Starting at the first line of the entries, extract each line up to and including the one that contains "const yTicks = [0, 100, 200, 300];", but leave out the pictures.

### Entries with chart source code
start
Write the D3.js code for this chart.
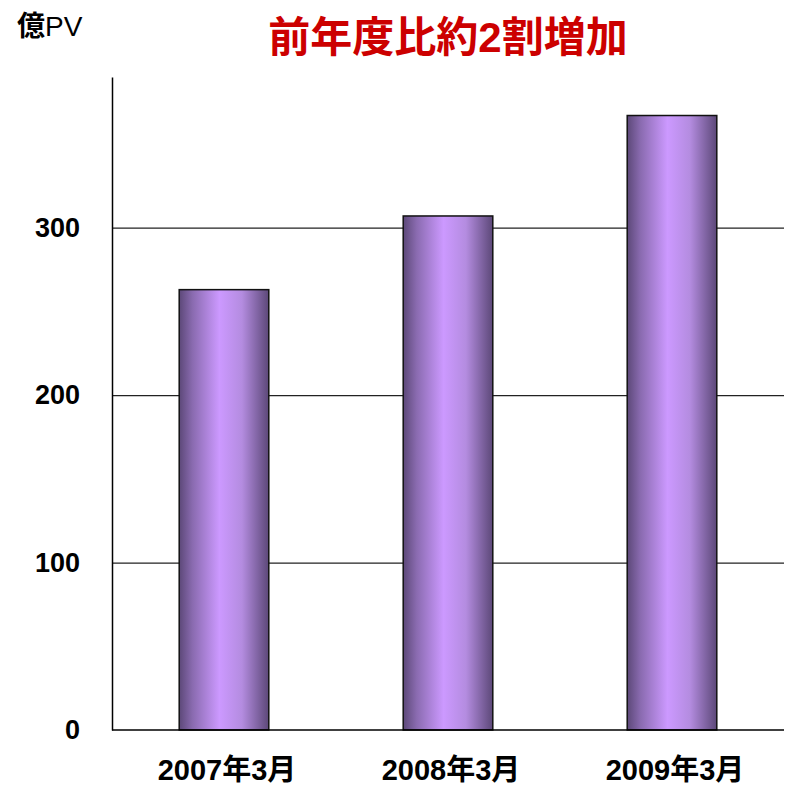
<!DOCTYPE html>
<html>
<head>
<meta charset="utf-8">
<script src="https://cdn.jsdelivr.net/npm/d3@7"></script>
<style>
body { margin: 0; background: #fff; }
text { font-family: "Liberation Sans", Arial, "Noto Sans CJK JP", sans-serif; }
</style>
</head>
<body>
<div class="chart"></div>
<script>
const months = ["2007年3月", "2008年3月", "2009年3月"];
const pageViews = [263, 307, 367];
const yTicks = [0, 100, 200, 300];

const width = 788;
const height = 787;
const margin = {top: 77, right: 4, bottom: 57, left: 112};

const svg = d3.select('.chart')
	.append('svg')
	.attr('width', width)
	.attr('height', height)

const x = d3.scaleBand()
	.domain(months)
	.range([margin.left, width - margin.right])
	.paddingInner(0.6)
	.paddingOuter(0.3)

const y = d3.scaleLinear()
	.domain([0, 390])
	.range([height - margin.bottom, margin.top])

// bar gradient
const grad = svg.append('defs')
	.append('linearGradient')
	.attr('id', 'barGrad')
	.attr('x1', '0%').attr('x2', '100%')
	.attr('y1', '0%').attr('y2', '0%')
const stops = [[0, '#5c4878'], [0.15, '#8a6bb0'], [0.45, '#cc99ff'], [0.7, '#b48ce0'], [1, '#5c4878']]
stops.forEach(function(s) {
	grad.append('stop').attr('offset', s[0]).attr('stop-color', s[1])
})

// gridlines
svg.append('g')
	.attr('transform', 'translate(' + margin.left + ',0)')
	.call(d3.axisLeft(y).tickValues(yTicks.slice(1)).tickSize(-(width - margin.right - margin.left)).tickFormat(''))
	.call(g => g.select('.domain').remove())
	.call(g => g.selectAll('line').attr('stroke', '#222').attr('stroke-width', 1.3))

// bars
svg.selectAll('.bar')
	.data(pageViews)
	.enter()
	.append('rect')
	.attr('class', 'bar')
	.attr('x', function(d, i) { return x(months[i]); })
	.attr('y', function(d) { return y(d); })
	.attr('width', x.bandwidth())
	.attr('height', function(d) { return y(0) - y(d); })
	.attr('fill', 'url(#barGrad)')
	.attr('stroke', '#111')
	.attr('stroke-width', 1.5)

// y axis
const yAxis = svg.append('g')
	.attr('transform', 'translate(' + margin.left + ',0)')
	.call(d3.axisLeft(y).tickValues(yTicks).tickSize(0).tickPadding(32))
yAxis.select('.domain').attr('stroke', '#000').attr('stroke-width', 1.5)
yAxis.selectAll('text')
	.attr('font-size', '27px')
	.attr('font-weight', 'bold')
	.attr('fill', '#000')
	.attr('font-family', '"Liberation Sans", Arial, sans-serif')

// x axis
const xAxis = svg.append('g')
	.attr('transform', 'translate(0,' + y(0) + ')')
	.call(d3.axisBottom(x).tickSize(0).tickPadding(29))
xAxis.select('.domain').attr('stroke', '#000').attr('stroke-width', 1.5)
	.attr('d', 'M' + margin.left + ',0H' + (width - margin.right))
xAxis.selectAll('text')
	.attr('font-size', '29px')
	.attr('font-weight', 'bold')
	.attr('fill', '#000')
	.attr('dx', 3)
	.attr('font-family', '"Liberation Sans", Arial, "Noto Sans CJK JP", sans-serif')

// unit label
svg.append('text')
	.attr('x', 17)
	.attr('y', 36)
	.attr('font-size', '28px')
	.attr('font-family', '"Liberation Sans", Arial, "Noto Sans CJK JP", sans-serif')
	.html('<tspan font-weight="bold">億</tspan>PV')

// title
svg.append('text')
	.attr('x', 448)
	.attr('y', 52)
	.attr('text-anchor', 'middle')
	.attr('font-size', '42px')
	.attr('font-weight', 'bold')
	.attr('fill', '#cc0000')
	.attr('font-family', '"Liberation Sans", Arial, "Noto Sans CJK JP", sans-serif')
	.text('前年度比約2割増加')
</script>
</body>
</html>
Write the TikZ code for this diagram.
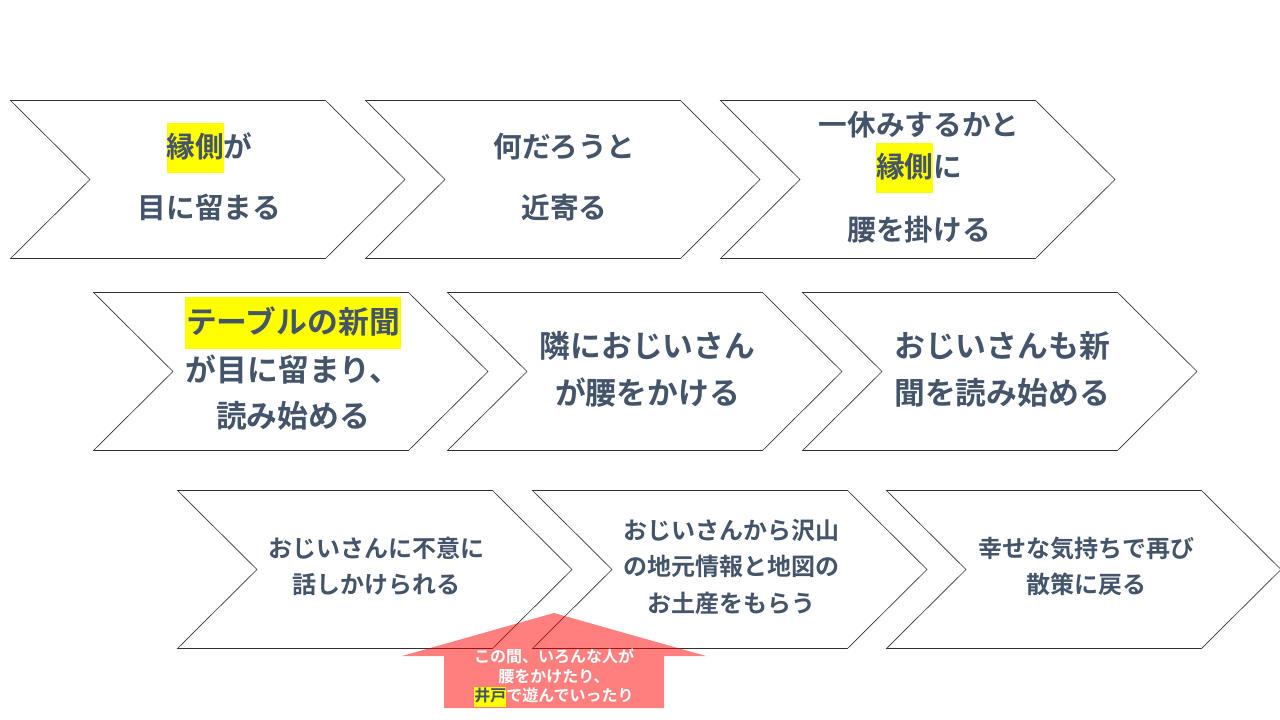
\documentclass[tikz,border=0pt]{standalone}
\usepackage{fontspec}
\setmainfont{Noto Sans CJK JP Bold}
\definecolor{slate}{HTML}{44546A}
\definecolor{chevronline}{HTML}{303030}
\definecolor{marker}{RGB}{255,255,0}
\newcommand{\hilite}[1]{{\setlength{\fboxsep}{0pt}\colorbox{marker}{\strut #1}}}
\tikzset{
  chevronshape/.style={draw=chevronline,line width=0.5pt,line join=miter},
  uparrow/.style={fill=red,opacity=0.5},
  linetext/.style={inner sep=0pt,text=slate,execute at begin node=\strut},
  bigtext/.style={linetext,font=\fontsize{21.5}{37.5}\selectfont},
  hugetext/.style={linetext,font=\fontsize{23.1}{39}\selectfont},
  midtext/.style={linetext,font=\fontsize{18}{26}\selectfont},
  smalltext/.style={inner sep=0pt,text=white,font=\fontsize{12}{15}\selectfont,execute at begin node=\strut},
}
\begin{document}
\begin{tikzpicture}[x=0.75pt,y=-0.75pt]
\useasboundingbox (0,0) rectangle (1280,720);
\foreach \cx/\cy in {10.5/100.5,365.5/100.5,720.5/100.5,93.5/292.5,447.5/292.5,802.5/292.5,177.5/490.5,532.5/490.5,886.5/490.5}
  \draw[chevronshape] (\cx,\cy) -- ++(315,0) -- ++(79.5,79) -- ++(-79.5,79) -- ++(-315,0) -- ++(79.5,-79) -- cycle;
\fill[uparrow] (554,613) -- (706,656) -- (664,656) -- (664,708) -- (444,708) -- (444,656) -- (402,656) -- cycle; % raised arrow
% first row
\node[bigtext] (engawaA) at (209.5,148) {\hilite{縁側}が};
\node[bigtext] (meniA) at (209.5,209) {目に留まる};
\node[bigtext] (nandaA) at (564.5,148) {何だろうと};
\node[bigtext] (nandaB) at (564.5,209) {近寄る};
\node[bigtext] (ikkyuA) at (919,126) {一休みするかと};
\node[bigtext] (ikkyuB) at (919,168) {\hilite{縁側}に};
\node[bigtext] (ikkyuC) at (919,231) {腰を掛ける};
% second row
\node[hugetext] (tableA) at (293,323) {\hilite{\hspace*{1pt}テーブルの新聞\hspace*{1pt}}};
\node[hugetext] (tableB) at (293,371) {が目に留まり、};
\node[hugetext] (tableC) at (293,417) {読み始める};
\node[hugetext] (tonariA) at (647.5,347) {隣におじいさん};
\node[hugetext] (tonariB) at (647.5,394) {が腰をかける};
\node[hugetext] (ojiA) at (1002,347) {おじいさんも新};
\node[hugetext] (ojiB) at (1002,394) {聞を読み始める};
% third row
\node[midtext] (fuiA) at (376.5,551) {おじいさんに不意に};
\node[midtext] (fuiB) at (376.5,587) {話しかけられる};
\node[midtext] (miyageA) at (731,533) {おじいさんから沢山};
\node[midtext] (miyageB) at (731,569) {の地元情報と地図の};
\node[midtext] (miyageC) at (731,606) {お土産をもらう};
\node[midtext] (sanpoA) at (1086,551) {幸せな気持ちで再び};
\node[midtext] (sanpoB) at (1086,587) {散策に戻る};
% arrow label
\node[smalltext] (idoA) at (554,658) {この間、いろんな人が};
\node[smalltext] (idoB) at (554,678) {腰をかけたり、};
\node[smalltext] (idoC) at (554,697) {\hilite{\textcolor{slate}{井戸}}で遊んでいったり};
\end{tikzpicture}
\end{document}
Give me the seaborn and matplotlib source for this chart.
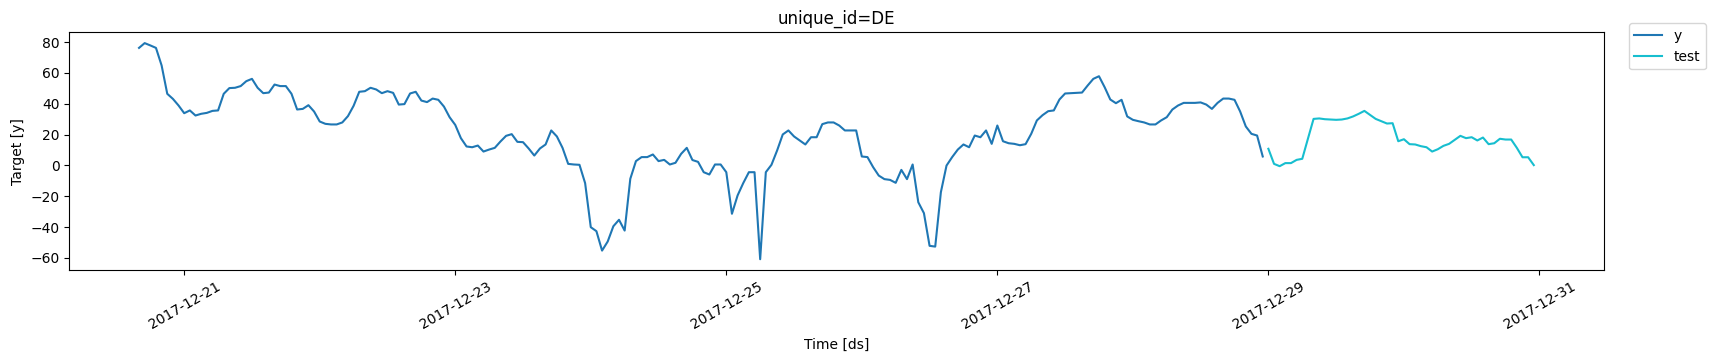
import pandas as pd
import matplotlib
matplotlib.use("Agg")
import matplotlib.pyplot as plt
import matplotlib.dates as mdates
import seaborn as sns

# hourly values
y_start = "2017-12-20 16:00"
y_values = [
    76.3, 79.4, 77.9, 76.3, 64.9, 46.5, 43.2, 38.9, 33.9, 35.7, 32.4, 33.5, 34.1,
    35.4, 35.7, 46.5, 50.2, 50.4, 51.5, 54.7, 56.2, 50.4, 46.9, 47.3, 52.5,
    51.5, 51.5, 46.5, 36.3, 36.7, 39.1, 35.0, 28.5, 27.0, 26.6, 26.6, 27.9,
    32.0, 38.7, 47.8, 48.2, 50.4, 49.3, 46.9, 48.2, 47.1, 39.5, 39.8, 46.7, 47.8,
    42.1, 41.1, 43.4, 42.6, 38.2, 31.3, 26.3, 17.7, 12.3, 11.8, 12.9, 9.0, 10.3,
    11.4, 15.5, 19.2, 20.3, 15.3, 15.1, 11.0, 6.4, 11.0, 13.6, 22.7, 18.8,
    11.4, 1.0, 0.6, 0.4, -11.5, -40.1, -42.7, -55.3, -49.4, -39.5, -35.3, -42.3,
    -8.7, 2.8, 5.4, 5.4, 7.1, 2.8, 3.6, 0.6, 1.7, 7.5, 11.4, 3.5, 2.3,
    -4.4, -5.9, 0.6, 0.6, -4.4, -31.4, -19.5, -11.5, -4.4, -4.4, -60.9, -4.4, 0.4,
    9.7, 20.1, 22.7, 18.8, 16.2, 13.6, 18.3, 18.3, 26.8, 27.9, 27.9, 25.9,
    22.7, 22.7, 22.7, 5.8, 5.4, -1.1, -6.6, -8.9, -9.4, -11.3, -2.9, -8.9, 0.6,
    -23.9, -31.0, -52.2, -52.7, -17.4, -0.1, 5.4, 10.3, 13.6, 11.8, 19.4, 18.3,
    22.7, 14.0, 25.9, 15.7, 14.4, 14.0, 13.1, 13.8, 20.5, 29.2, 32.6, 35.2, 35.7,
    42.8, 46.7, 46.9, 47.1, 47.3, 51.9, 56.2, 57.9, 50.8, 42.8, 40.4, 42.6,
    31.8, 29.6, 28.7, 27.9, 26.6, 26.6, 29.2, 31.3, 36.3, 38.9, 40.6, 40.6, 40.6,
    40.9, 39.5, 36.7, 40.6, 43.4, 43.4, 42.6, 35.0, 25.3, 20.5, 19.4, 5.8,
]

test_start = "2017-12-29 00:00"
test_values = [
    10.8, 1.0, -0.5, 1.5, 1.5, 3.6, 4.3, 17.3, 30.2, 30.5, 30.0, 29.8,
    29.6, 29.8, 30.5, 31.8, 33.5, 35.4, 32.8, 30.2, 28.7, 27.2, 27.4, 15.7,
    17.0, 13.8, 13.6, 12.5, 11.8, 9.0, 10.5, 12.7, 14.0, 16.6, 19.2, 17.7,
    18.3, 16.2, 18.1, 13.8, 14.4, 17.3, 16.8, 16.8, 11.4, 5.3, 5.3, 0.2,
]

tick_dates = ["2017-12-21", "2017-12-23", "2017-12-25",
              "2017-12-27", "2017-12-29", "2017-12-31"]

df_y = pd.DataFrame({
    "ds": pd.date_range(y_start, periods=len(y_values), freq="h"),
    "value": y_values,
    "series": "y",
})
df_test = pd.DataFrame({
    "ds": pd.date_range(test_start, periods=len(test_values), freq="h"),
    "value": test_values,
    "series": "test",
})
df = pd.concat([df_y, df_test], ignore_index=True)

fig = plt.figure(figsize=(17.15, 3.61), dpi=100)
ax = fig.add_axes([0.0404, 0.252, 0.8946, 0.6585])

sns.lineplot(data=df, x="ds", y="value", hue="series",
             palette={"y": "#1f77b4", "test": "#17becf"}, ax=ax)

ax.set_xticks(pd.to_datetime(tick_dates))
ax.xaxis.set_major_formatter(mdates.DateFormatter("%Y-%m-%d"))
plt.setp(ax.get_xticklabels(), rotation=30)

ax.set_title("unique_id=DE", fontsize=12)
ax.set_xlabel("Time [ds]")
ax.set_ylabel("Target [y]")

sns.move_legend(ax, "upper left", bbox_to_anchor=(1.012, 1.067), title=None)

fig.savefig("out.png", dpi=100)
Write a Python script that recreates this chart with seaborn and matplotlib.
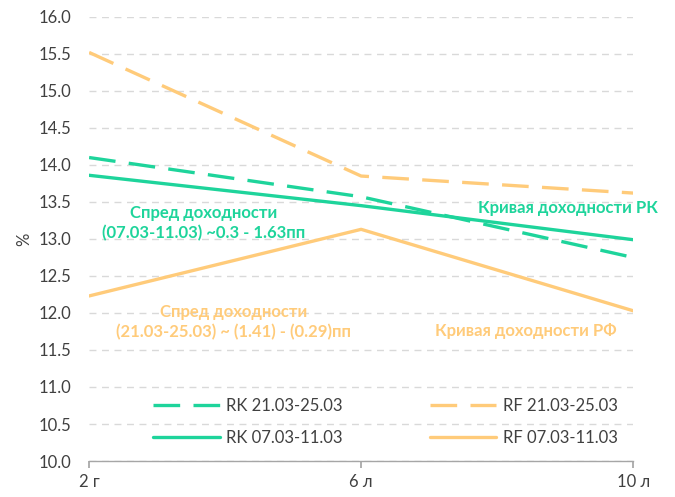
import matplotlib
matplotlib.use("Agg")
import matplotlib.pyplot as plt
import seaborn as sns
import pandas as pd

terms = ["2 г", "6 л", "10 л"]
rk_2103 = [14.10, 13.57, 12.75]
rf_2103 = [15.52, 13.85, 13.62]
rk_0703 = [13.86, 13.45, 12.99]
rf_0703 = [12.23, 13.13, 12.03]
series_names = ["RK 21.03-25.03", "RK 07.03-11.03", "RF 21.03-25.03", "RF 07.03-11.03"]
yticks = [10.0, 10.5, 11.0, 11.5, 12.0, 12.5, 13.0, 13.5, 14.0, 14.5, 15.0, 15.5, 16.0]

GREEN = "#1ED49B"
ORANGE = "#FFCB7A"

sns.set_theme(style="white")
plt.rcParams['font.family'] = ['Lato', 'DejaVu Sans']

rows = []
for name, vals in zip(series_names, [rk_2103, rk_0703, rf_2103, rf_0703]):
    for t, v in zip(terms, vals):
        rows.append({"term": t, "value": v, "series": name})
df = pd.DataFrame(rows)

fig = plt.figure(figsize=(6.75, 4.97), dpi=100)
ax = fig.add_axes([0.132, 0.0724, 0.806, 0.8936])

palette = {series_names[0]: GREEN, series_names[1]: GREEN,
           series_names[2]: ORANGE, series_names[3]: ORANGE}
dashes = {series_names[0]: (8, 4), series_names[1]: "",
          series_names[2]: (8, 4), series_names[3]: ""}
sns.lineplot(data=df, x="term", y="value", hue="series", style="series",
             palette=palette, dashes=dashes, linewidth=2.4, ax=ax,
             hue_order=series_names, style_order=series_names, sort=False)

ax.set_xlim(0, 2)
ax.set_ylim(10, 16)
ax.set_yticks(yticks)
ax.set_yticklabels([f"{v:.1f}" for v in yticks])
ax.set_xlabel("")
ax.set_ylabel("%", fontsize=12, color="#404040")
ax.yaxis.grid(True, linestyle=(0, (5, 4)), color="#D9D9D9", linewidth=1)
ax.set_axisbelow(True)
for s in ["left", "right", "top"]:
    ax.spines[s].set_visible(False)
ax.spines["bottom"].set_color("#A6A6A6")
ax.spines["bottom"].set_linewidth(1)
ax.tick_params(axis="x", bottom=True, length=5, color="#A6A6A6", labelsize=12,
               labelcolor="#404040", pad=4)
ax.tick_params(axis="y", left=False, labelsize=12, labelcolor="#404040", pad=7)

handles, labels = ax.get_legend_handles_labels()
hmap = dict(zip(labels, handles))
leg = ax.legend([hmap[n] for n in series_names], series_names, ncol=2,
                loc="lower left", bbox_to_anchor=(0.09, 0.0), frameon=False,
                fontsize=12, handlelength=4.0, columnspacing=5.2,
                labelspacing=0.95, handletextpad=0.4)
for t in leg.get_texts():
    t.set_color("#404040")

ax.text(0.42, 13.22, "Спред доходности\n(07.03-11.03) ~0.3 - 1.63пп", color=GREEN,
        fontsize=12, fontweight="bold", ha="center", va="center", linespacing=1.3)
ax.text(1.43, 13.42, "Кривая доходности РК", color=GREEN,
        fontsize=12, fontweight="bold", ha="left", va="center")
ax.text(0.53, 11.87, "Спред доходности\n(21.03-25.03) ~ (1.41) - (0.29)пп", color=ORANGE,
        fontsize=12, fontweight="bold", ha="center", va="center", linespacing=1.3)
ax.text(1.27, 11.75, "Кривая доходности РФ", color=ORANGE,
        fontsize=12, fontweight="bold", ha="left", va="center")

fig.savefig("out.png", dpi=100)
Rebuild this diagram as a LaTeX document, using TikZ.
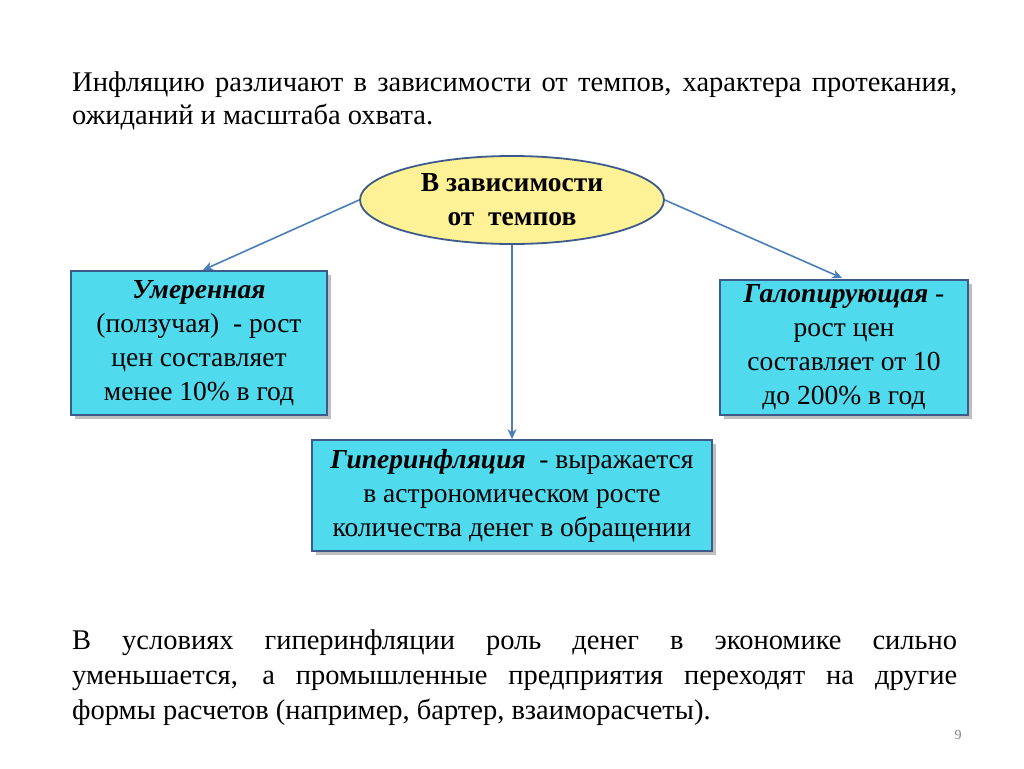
end
### Result of this task
Write the D3.js code for this chart.
<!DOCTYPE html>
<html>
<head>
<meta charset="utf-8">
<script src="https://cdn.jsdelivr.net/npm/d3@7"></script>
<style>
body { margin: 0; background: #fff; }
text { font-family: "Liberation Sans", Arial, "Noto Sans CJK JP", sans-serif; }
</style>
</head>
<body>
<div class="chart"></div>
<script>
const months = ["2007年3月", "2008年3月", "2009年3月"];
const pageViews = [263, 307, 367];
const yTicks = [0, 100, 200, 300];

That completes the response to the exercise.